▸ **DIRECTIVE**
Repeat each record exactly as written, and drop any images.
= = = = = = =
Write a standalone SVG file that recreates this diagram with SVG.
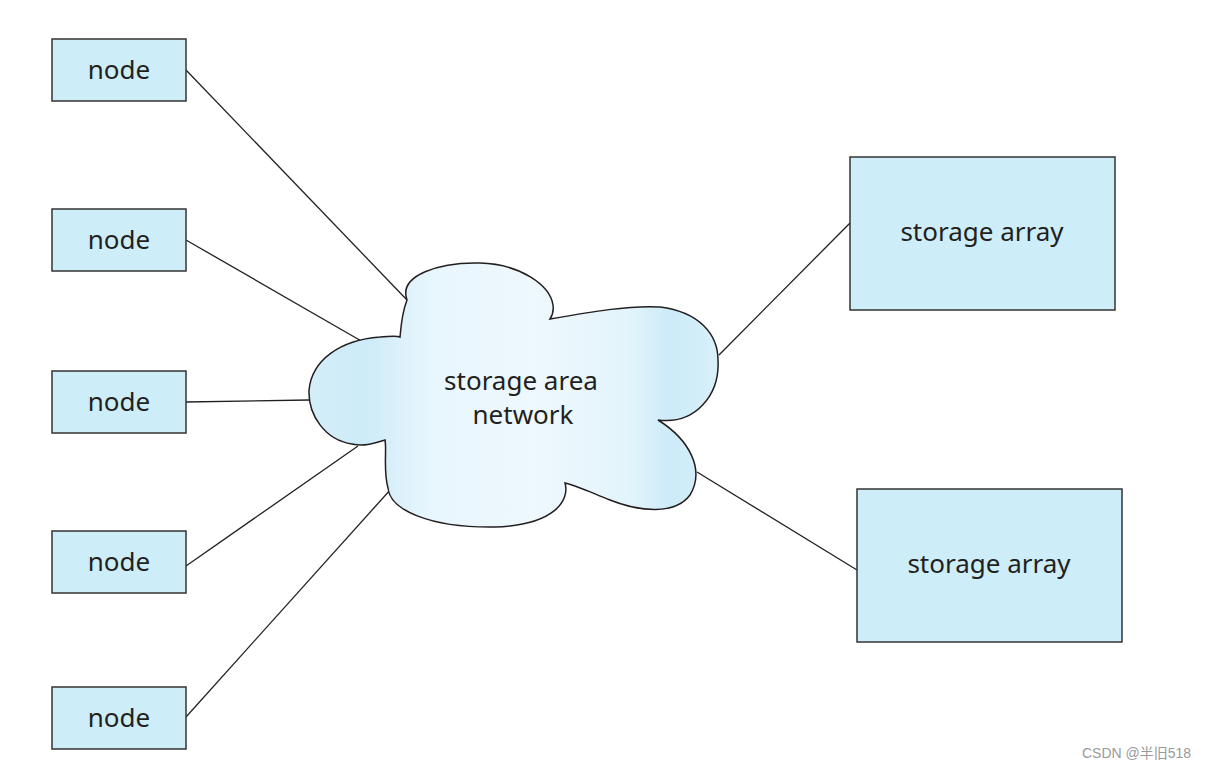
<svg xmlns="http://www.w3.org/2000/svg" width="1209" height="769" viewBox="0 0 1209 769">
<style>
.box{fill:#cdedf9;stroke:#333;stroke-width:1.5}
.lbl{font-family:"Noto Sans","Open Sans",sans-serif;font-size:26px;fill:#231f20;text-anchor:middle}
.conn line{stroke:#231f20;stroke-width:1.3}
.wm{font-family:"Liberation Sans","Noto Sans CJK SC",sans-serif;font-size:14px;fill:#999}
</style>
<defs>
<linearGradient id="cg" x1="309" y1="0" x2="719" y2="0" gradientUnits="userSpaceOnUse">
<stop offset="0" stop-color="#d4eef9"/>
<stop offset="0.13" stop-color="#cdebf8"/>
<stop offset="0.3" stop-color="#e8f6fd"/>
<stop offset="0.55" stop-color="#eef8fd"/>
<stop offset="0.78" stop-color="#e3f4fb"/>
<stop offset="0.88" stop-color="#cdebf8"/>
<stop offset="1" stop-color="#d8f0fa"/>
</linearGradient>
</defs>
<rect width="1209" height="769" fill="#fff"/>
<g class="conn" id="connectors">
<line x1="186" y1="70" x2="407" y2="300"/>
<line x1="186" y1="240" x2="363" y2="342"/>
<line x1="186" y1="402" x2="309" y2="400"/>
<line x1="186" y1="566" x2="358" y2="446"/>
<line x1="186" y1="717" x2="391" y2="489"/>
<line x1="850" y1="223" x2="719" y2="355"/>
<line x1="857" y1="570" x2="697" y2="472"/>
</g>
<g id="san">
<path d="M407 300 C398 275 440 262 480 263 C520 264 550 285 553 305 C554 312 552 316 550 319 C590 312 630 305 660 307 C700 312 718 335 718 360 C720 395 695 425 658 420 C690 440 705 470 690 495 C675 515 640 512 610 500 C590 492 575 485 565 483 C570 500 555 525 495 527 C430 528 390 510 388 488 C383 470 387 450 385 440 C375 443 365 447 352 444 C325 440 308 415 309 390 C312 360 340 340 380 337 C390 336 398 336 400 337 C401 325 403 310 407 300 Z" fill="url(#cg)" stroke="#231f20" stroke-width="1.5"/>
<text class="lbl" x="521" y="390">storage area</text>
<text class="lbl" x="523" y="424">network</text>
</g>
<g id="node1"><rect class="box" x="52" y="39" width="134" height="62"/><text class="lbl" x="119" y="79">node</text></g>
<g id="node2"><rect class="box" x="52" y="209" width="134" height="62"/><text class="lbl" x="119" y="249">node</text></g>
<g id="node3"><rect class="box" x="52" y="371" width="134" height="62"/><text class="lbl" x="119" y="411">node</text></g>
<g id="node4"><rect class="box" x="52" y="531" width="134" height="62"/><text class="lbl" x="119" y="571">node</text></g>
<g id="node5"><rect class="box" x="52" y="687" width="134" height="62"/><text class="lbl" x="119" y="727">node</text></g>
<g id="array1"><rect class="box" x="850" y="157" width="265" height="153"/><text class="lbl" x="982" y="241">storage array</text></g>
<g id="array2"><rect class="box" x="857" y="489" width="265" height="153"/><text class="lbl" x="989" y="573">storage array</text></g>
<text class="wm" x="1082" y="758">CSDN @半旧518</text>
</svg>
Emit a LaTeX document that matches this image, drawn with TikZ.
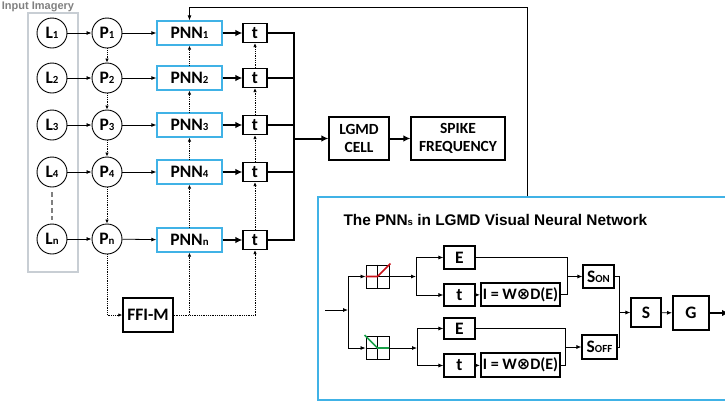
= = = = = = =
▸ **TASK RESULT**
Write a standalone SVG file that recreates this diagram with SVG.
<svg xmlns="http://www.w3.org/2000/svg" width="1209" height="769" viewBox="0 0 1209 769">
<style>
.box{fill:#cdedf9;stroke:#333;stroke-width:1.5}
.lbl{font-family:"Noto Sans","Open Sans",sans-serif;font-size:26px;fill:#231f20;text-anchor:middle}
.conn line{stroke:#231f20;stroke-width:1.3}
.wm{font-family:"Liberation Sans","Noto Sans CJK SC",sans-serif;font-size:14px;fill:#999}
</style>
<defs>
<linearGradient id="cg" x1="309" y1="0" x2="719" y2="0" gradientUnits="userSpaceOnUse">
<stop offset="0" stop-color="#d4eef9"/>
<stop offset="0.13" stop-color="#cdebf8"/>
<stop offset="0.3" stop-color="#e8f6fd"/>
<stop offset="0.55" stop-color="#eef8fd"/>
<stop offset="0.78" stop-color="#e3f4fb"/>
<stop offset="0.88" stop-color="#cdebf8"/>
<stop offset="1" stop-color="#d8f0fa"/>
</linearGradient>
</defs>
<rect width="1209" height="769" fill="#fff"/>
<g class="conn" id="connectors">
<line x1="186" y1="70" x2="407" y2="300"/>
<line x1="186" y1="240" x2="363" y2="342"/>
<line x1="186" y1="402" x2="309" y2="400"/>
<line x1="186" y1="566" x2="358" y2="446"/>
<line x1="186" y1="717" x2="391" y2="489"/>
<line x1="850" y1="223" x2="719" y2="355"/>
<line x1="857" y1="570" x2="697" y2="472"/>
</g>
<g id="san">
<path d="M407 300 C398 275 440 262 480 263 C520 264 550 285 553 305 C554 312 552 316 550 319 C590 312 630 305 660 307 C700 312 718 335 718 360 C720 395 695 425 658 420 C690 440 705 470 690 495 C675 515 640 512 610 500 C590 492 575 485 565 483 C570 500 555 525 495 527 C430 528 390 510 388 488 C383 470 387 450 385 440 C375 443 365 447 352 444 C325 440 308 415 309 390 C312 360 340 340 380 337 C390 336 398 336 400 337 C401 325 403 310 407 300 Z" fill="url(#cg)" stroke="#231f20" stroke-width="1.5"/>
<text class="lbl" x="521" y="390">storage area</text>
<text class="lbl" x="523" y="424">network</text>
</g>
<g id="node1"><rect class="box" x="52" y="39" width="134" height="62"/><text class="lbl" x="119" y="79">node</text></g>
<g id="node2"><rect class="box" x="52" y="209" width="134" height="62"/><text class="lbl" x="119" y="249">node</text></g>
<g id="node3"><rect class="box" x="52" y="371" width="134" height="62"/><text class="lbl" x="119" y="411">node</text></g>
<g id="node4"><rect class="box" x="52" y="531" width="134" height="62"/><text class="lbl" x="119" y="571">node</text></g>
<g id="node5"><rect class="box" x="52" y="687" width="134" height="62"/><text class="lbl" x="119" y="727">node</text></g>
<g id="array1"><rect class="box" x="850" y="157" width="265" height="153"/><text class="lbl" x="982" y="241">storage array</text></g>
<g id="array2"><rect class="box" x="857" y="489" width="265" height="153"/><text class="lbl" x="989" y="573">storage array</text></g>
<text class="wm" x="1082" y="758">CSDN @半旧518</text>
</svg>
Emit a LaTeX document that matches this image, drawn with TikZ.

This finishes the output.